Surah Al-Lahab, surah ke-111 dalam Al-Qur'an, menempati posisi unik dan menantang dalam sejarah wahyu Islam. Diturunkan di Mekah, surah ini merupakan satu-satunya teks ilahi yang secara eksplisit mengutuk dan menubuatkan kehancuran pribadi musuh utama Nabi Muhammad ﷺ saat ia masih hidup. Kejelasan, ketegasan, dan keberanian surah ini menjadikannya studi kasus penting, tidak hanya dalam konteks teologis tetapi juga dalam pemahaman dinamika konflik awal dakwah Islam. Surah ini, yang hanya terdiri dari lima ayat, merangkum konsekuensi fatal dari permusuhan yang didasarkan pada keangkuhan, kekerabatan yang dikhianati, dan kekuasaan materi yang disalahgunakan.
Untuk memahami kedalaman Surah Al-Lahab, penting untuk menempatkannya dalam konteks sosial dan politik Mekah. Surah ini menargetkan Abu Lahab, nama aslinya Abdul Uzza bin Abdul Muttalib, paman kandung Nabi Muhammad ﷺ. Ikatan darah ini menjadikan penentangan Abu Lahab terasa jauh lebih menyakitkan dan memicu krisis legitimasi di mata kabilah Quraisy.
Peristiwa yang paling sering dikaitkan dengan turunnya surah ini adalah momen ketika Nabi Muhammad ﷺ pertama kali diperintahkan untuk menyampaikan dakwah secara terbuka kepada kaumnya.
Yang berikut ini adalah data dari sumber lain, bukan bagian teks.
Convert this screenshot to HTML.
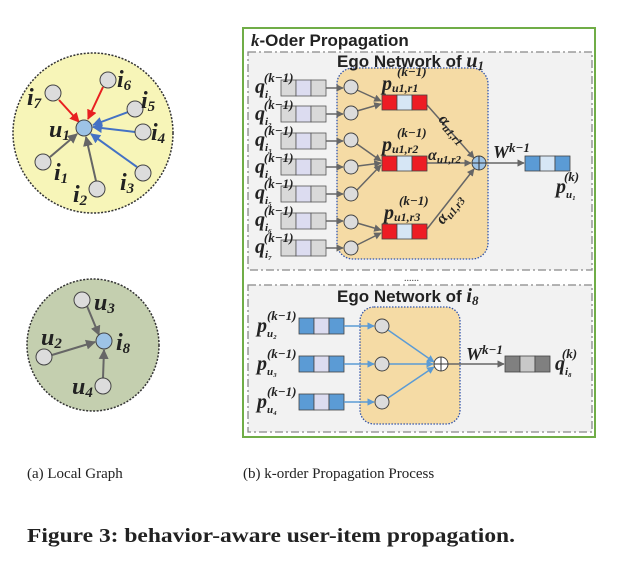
<!DOCTYPE html>
<html><head><meta charset="utf-8"><style>
html,body{margin:0;padding:0;background:#fff;}
svg{display:block;}
.m{font-family:"Liberation Serif",serif;font-weight:bold;font-style:italic;fill:#222;}
.s{font-family:"Liberation Sans",sans-serif;font-weight:bold;fill:#222;}
.c{font-family:"Liberation Serif",serif;fill:#222;}
</style></head><body>
<svg width="622" height="570" viewBox="0 0 622 570" xmlns="http://www.w3.org/2000/svg">
<defs>
<marker id="ag" viewBox="0 0 10 10" refX="9" refY="5" markerWidth="5" markerHeight="5" orient="auto"><path d="M0,0L10,5L0,10z" fill="#666"/></marker>
<marker id="ar" viewBox="0 0 10 10" refX="9" refY="5" markerWidth="5" markerHeight="5" orient="auto"><path d="M0,0L10,5L0,10z" fill="#e82020"/></marker>
<marker id="ab" viewBox="0 0 10 10" refX="9" refY="5" markerWidth="5" markerHeight="5" orient="auto"><path d="M0,0L10,5L0,10z" fill="#4472c4"/></marker>
<marker id="al" viewBox="0 0 10 10" refX="9" refY="5" markerWidth="5" markerHeight="5" orient="auto"><path d="M0,0L10,5L0,10z" fill="#5b9bd5"/></marker>
</defs>

<circle cx="93" cy="133" r="80" fill="#f7f5b8" stroke="#333" stroke-width="1.5" stroke-dasharray="2,1.5"/>
<g stroke-width="2">
<line x1="59" y1="100" x2="79" y2="122" stroke="#e82020" marker-end="url(#ar)"/>
<line x1="103" y1="87" x2="88" y2="119" stroke="#e82020" marker-end="url(#ar)"/>
<line x1="128" y1="112" x2="93" y2="125" stroke="#4472c4" marker-end="url(#ab)"/>
<line x1="135" y1="132" x2="93" y2="127" stroke="#4472c4" marker-end="url(#ab)"/>
<line x1="137" y1="167" x2="91" y2="134" stroke="#4472c4" marker-end="url(#ab)"/>
<line x1="50" y1="157" x2="77" y2="134" stroke="#666" marker-end="url(#ag)"/>
<line x1="96" y1="181" x2="86" y2="137" stroke="#666" marker-end="url(#ag)"/>
</g>
<g fill="#dcdcdc" stroke="#444" stroke-width="1">
<circle cx="53" cy="93" r="8"/><circle cx="108" cy="80" r="8"/><circle cx="135" cy="109" r="8"/>
<circle cx="143" cy="132" r="8"/><circle cx="143" cy="173" r="8"/><circle cx="97" cy="189" r="8"/><circle cx="43" cy="162" r="8"/>
</g>
<circle cx="84" cy="128" r="8" fill="#9dc3e6" stroke="#444"/>
<g class="m" font-size="24">
<text x="49" y="137">u<tspan font-size="15" dy="3">1</tspan></text>
<text x="27" y="105">i<tspan font-size="15" dy="3">7</tspan></text>
<text x="117" y="87">i<tspan font-size="15" dy="3">6</tspan></text>
<text x="141" y="108">i<tspan font-size="15" dy="3">5</tspan></text>
<text x="151" y="140">i<tspan font-size="15" dy="3">4</tspan></text>
<text x="120" y="190">i<tspan font-size="15" dy="3">3</tspan></text>
<text x="73" y="202">i<tspan font-size="15" dy="3">2</tspan></text>
<text x="54" y="180">i<tspan font-size="15" dy="3">1</tspan></text>
</g>

<circle cx="93" cy="345" r="66" fill="#c4cfaf" stroke="#333" stroke-width="1.5" stroke-dasharray="2,1.5"/>
<g stroke-width="2" stroke="#666">
<line x1="87" y1="306" x2="99" y2="335" marker-end="url(#ag)"/>
<line x1="52" y1="355" x2="95" y2="342" marker-end="url(#ag)"/>
<line x1="103" y1="378" x2="104" y2="350" marker-end="url(#ag)"/>
</g>
<g fill="#dcdcdc" stroke="#444"><circle cx="82" cy="300" r="8"/><circle cx="44" cy="357" r="8"/><circle cx="103" cy="386" r="8"/></g>
<circle cx="104" cy="341" r="8" fill="#9dc3e6" stroke="#444"/>
<g class="m" font-size="24">
<text x="94" y="310">u<tspan font-size="15" dy="3">3</tspan></text>
<text x="41" y="345">u<tspan font-size="15" dy="3">2</tspan></text>
<text x="116" y="350">i<tspan font-size="15" dy="3">8</tspan></text>
<text x="72" y="394">u<tspan font-size="15" dy="3">4</tspan></text>
</g>

<rect x="243" y="28" width="352" height="409" fill="#fff" stroke="#70ad47" stroke-width="2"/>
<rect x="248" y="52" width="344" height="218" fill="#f2f2f2" stroke="#888" stroke-width="1.3" stroke-dasharray="8,3,2,3"/>
<rect x="248" y="285" width="344" height="147" fill="#f2f2f2" stroke="#888" stroke-width="1.3" stroke-dasharray="8,3,2,3"/>
<text x="251" y="46" class="s" font-size="17"><tspan font-style="italic" font-family="Liberation Serif,serif">k</tspan>-Oder Propagation</text>
<text x="404" y="281" font-size="10" fill="#444">......</text>
<rect x="337" y="68" width="151" height="191" rx="16" fill="#f5dba5" stroke="#3355aa" stroke-width="1.3" stroke-dasharray="1.5,1.5"/>
<text x="337" y="67" class="s" font-size="17">Ego Network of <tspan class="m" font-size="20">u</tspan><tspan class="m" font-size="13" dy="3">1</tspan></text>

<g stroke="#555" stroke-width="0.8">
<rect x="281" y="80" width="15" height="16" fill="#d9d9d9"/><rect x="296" y="80" width="15" height="16" fill="#dcdcf0"/><rect x="311" y="80" width="15" height="16" fill="#d9d9d9"/>
<rect x="281" y="106" width="15" height="16" fill="#d9d9d9"/><rect x="296" y="106" width="15" height="16" fill="#dcdcf0"/><rect x="311" y="106" width="15" height="16" fill="#d9d9d9"/>
<rect x="281" y="133" width="15" height="16" fill="#d9d9d9"/><rect x="296" y="133" width="15" height="16" fill="#dcdcf0"/><rect x="311" y="133" width="15" height="16" fill="#d9d9d9"/>
<rect x="281" y="159" width="15" height="16" fill="#d9d9d9"/><rect x="296" y="159" width="15" height="16" fill="#dcdcf0"/><rect x="311" y="159" width="15" height="16" fill="#d9d9d9"/>
<rect x="281" y="186" width="15" height="16" fill="#d9d9d9"/><rect x="296" y="186" width="15" height="16" fill="#dcdcf0"/><rect x="311" y="186" width="15" height="16" fill="#d9d9d9"/>
<rect x="281" y="213" width="15" height="16" fill="#d9d9d9"/><rect x="296" y="213" width="15" height="16" fill="#dcdcf0"/><rect x="311" y="213" width="15" height="16" fill="#d9d9d9"/>
<rect x="281" y="240" width="15" height="16" fill="#d9d9d9"/><rect x="296" y="240" width="15" height="16" fill="#dcdcf0"/><rect x="311" y="240" width="15" height="16" fill="#d9d9d9"/>
</g>
<g stroke="#666" stroke-width="1.5">
<line x1="326" y1="88" x2="343" y2="88" marker-end="url(#ag)"/>
<line x1="326" y1="114" x2="343" y2="114" marker-end="url(#ag)"/>
<line x1="326" y1="141" x2="343" y2="141" marker-end="url(#ag)"/>
<line x1="326" y1="167" x2="343" y2="167" marker-end="url(#ag)"/>
<line x1="326" y1="194" x2="343" y2="194" marker-end="url(#ag)"/>
<line x1="326" y1="221" x2="343" y2="221" marker-end="url(#ag)"/>
<line x1="326" y1="248" x2="343" y2="248" marker-end="url(#ag)"/>
<line x1="357" y1="90" x2="381" y2="101" marker-end="url(#ag)"/>
<line x1="357" y1="111" x2="381" y2="104" marker-end="url(#ag)"/>
<line x1="357" y1="144" x2="381" y2="161" marker-end="url(#ag)"/>
<line x1="358" y1="166" x2="381" y2="163" marker-end="url(#ag)"/>
<line x1="357" y1="190" x2="381" y2="165" marker-end="url(#ag)"/>
<line x1="357" y1="223" x2="381" y2="230" marker-end="url(#ag)"/>
<line x1="357" y1="245" x2="381" y2="233" marker-end="url(#ag)"/>
<line x1="427" y1="105" x2="474" y2="158" marker-end="url(#ag)"/>
<line x1="427" y1="163" x2="471" y2="163" marker-end="url(#ag)"/>
<line x1="427" y1="229" x2="474" y2="169" marker-end="url(#ag)"/>
<line x1="486" y1="163" x2="524" y2="163" marker-end="url(#ag)"/>
</g>
<g fill="#dcdcdc" stroke="#444">
<circle cx="351" cy="87" r="7"/><circle cx="351" cy="113" r="7"/><circle cx="351" cy="140" r="7"/><circle cx="351" cy="167" r="7"/><circle cx="351" cy="194" r="7"/><circle cx="351" cy="222" r="7"/><circle cx="351" cy="248" r="7"/>
</g>
<g stroke="#444" stroke-width="0.8">
<rect x="382" y="95" width="15" height="15" fill="#ed1c24"/><rect x="397" y="95" width="15" height="15" fill="#d6e6f5"/><rect x="412" y="95" width="15" height="15" fill="#ed1c24"/>
<rect x="382" y="156" width="15" height="15" fill="#ed1c24"/><rect x="397" y="156" width="15" height="15" fill="#d6e6f5"/><rect x="412" y="156" width="15" height="15" fill="#ed1c24"/>
<rect x="382" y="224" width="15" height="15" fill="#ed1c24"/><rect x="397" y="224" width="15" height="15" fill="#d6e6f5"/><rect x="412" y="224" width="15" height="15" fill="#ed1c24"/>
<rect x="525" y="156" width="15" height="15" fill="#5b9bd5"/><rect x="540" y="156" width="15" height="15" fill="#d6e6f5"/><rect x="555" y="156" width="15" height="15" fill="#5b9bd5"/>
</g>
<circle cx="479" cy="163" r="7" fill="#9dc3e6" stroke="#444"/>
<path d="M472,163h14M479,156v14" stroke="#333" stroke-width="1"/>

<g class="m" font-size="20">
<text x="255" y="93">q<tspan font-size="11" dy="5">i₁</tspan><tspan font-size="13" dx="-8" dy="-16">(k−1)</tspan></text>
<text x="255" y="120">q<tspan font-size="11" dy="5">i₂</tspan><tspan font-size="13" dx="-8" dy="-16">(k−1)</tspan></text>
<text x="255" y="146">q<tspan font-size="11" dy="5">i₃</tspan><tspan font-size="13" dx="-8" dy="-16">(k−1)</tspan></text>
<text x="255" y="173">q<tspan font-size="11" dy="5">i₄</tspan><tspan font-size="13" dx="-8" dy="-16">(k−1)</tspan></text>
<text x="255" y="199">q<tspan font-size="11" dy="5">i₅</tspan><tspan font-size="13" dx="-8" dy="-16">(k−1)</tspan></text>
<text x="255" y="226">q<tspan font-size="11" dy="5">i₆</tspan><tspan font-size="13" dx="-8" dy="-16">(k−1)</tspan></text>
<text x="255" y="253">q<tspan font-size="11" dy="5">i₇</tspan><tspan font-size="13" dx="-8" dy="-16">(k−1)</tspan></text>
<text x="382" y="90">p<tspan font-size="12" dy="2">u1,r1</tspan></text>
<text x="397" y="76" font-size="13">(k−1)</text>
<text x="382" y="151">p<tspan font-size="12" dy="2">u1,r2</tspan></text>
<text x="397" y="137" font-size="13">(k−1)</text>
<text x="384" y="219">p<tspan font-size="12" dy="2">u1,r3</tspan></text>
<text x="399" y="205" font-size="13">(k−1)</text>
<text x="428" y="160" font-size="16">α<tspan font-size="11" dy="3">u1,r2</tspan></text>
<text x="0" y="0" font-size="16" transform="translate(438,120) rotate(48)">α<tspan font-size="11" dy="3">u1,r1</tspan></text>
<text x="0" y="0" font-size="16" transform="translate(443,225) rotate(-52)">α<tspan font-size="11" dy="3">u1,r3</tspan></text>
<text x="493" y="158" font-size="18">W<tspan font-size="13" dy="-6">k−1</tspan></text>
<text x="556" y="193">p<tspan font-size="11" dy="5">u₁</tspan><tspan font-size="13" dx="-12" dy="-17">(k)</tspan></text>
</g>

<rect x="360" y="307" width="100" height="117" rx="14" fill="#f5dba5" stroke="#3355aa" stroke-width="1.3" stroke-dasharray="1.5,1.5"/>
<text x="337" y="302" class="s" font-size="17">Ego Network of <tspan class="m" font-size="20">i</tspan><tspan class="m" font-size="13" dy="3">8</tspan></text>
<g stroke="#444" stroke-width="0.8">
<rect x="299" y="318" width="15" height="16" fill="#5b9bd5"/><rect x="314" y="318" width="15" height="16" fill="#dcdcf0"/><rect x="329" y="318" width="15" height="16" fill="#5b9bd5"/>
<rect x="299" y="356" width="15" height="16" fill="#5b9bd5"/><rect x="314" y="356" width="15" height="16" fill="#dcdcf0"/><rect x="329" y="356" width="15" height="16" fill="#5b9bd5"/>
<rect x="299" y="394" width="15" height="16" fill="#5b9bd5"/><rect x="314" y="394" width="15" height="16" fill="#dcdcf0"/><rect x="329" y="394" width="15" height="16" fill="#5b9bd5"/>
<rect x="505" y="356" width="15" height="16" fill="#808080"/><rect x="520" y="356" width="15" height="16" fill="#c8c8c8"/><rect x="535" y="356" width="15" height="16" fill="#808080"/>
</g>
<g stroke="#5b9bd5" stroke-width="1.5">
<line x1="344" y1="326" x2="374" y2="326" marker-end="url(#al)"/>
<line x1="344" y1="364" x2="374" y2="364" marker-end="url(#al)"/>
<line x1="344" y1="402" x2="374" y2="402" marker-end="url(#al)"/>
<line x1="388" y1="330" x2="434" y2="362" marker-end="url(#al)"/>
<line x1="389" y1="364" x2="433" y2="364" marker-end="url(#al)"/>
<line x1="388" y1="398" x2="434" y2="367" marker-end="url(#al)"/>
</g>
<line x1="448" y1="364" x2="504" y2="364" stroke="#666" stroke-width="1.5" marker-end="url(#ag)"/>
<g fill="#dcdcdc" stroke="#444"><circle cx="382" cy="326" r="7"/><circle cx="382" cy="364" r="7"/><circle cx="382" cy="402" r="7"/></g>
<circle cx="441" cy="364" r="7" fill="#fff" stroke="#444"/>
<path d="M434,364h14M441,357v14" stroke="#333" stroke-width="1"/>
<g class="m" font-size="20">
<text x="257" y="332">p<tspan font-size="11" dy="5">u₂</tspan><tspan font-size="13" dx="-10" dy="-17">(k−1)</tspan></text>
<text x="257" y="370">p<tspan font-size="11" dy="5">u₃</tspan><tspan font-size="13" dx="-10" dy="-17">(k−1)</tspan></text>
<text x="257" y="408">p<tspan font-size="11" dy="5">u₄</tspan><tspan font-size="13" dx="-10" dy="-17">(k−1)</tspan></text>
<text x="466" y="360" font-size="18">W<tspan font-size="13" dy="-6">k−1</tspan></text>
<text x="555" y="370">q<tspan font-size="11" dy="5">i₈</tspan><tspan font-size="13" dx="-10" dy="-17">(k)</tspan></text>
</g>

<text x="27" y="478" class="c" font-size="15">(a)  Local Graph</text>
<text x="243" y="478" class="c" font-size="15">(b)  k-order Propagation Process</text>
<text x="27" y="542" class="c" font-size="20" font-weight="bold" textLength="488" lengthAdjust="spacingAndGlyphs">Figure 3: behavior-aware user-item propagation.</text>
</svg>
</body></html>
Beliau naik ke Bukit Safa, bukit strategis di Mekah, dan memanggil setiap klan Quraisy, menggunakan metode peringatan tradisional: "Jika aku memberitahu kalian bahwa ada sepasukan kavaleri di balik bukit ini yang siap menyerang kalian, apakah kalian akan mempercayaiku?" Semua menjawab setuju. Setelah membangun kepercayaan ini, beliau kemudian menyampaikan pesan utama: peringatan tentang azab yang pedih dan panggilan untuk beriman.
Di tengah kerumunan yang mendengarkan, muncullah Abu Lahab. Reaksinya tidak hanya penolakan, tetapi juga penghinaan terbuka. Dengan suara lantang yang didengar oleh banyak orang, ia berseru: "Celakalah engkau, hai Muhammad! Apakah hanya untuk ini engkau mengumpulkan kami?" Penghinaan publik ini merupakan tantangan langsung terhadap otoritas kenabian dan ancaman serius terhadap dakwah yang baru dimulai. Dalam tradisi tafsir, seruan inilah yang langsung dijawab oleh wahyu ilahi, mencerminkan ketidaksetujuan dan murka dari langit terhadap tindakan dan niat Abu Lahab.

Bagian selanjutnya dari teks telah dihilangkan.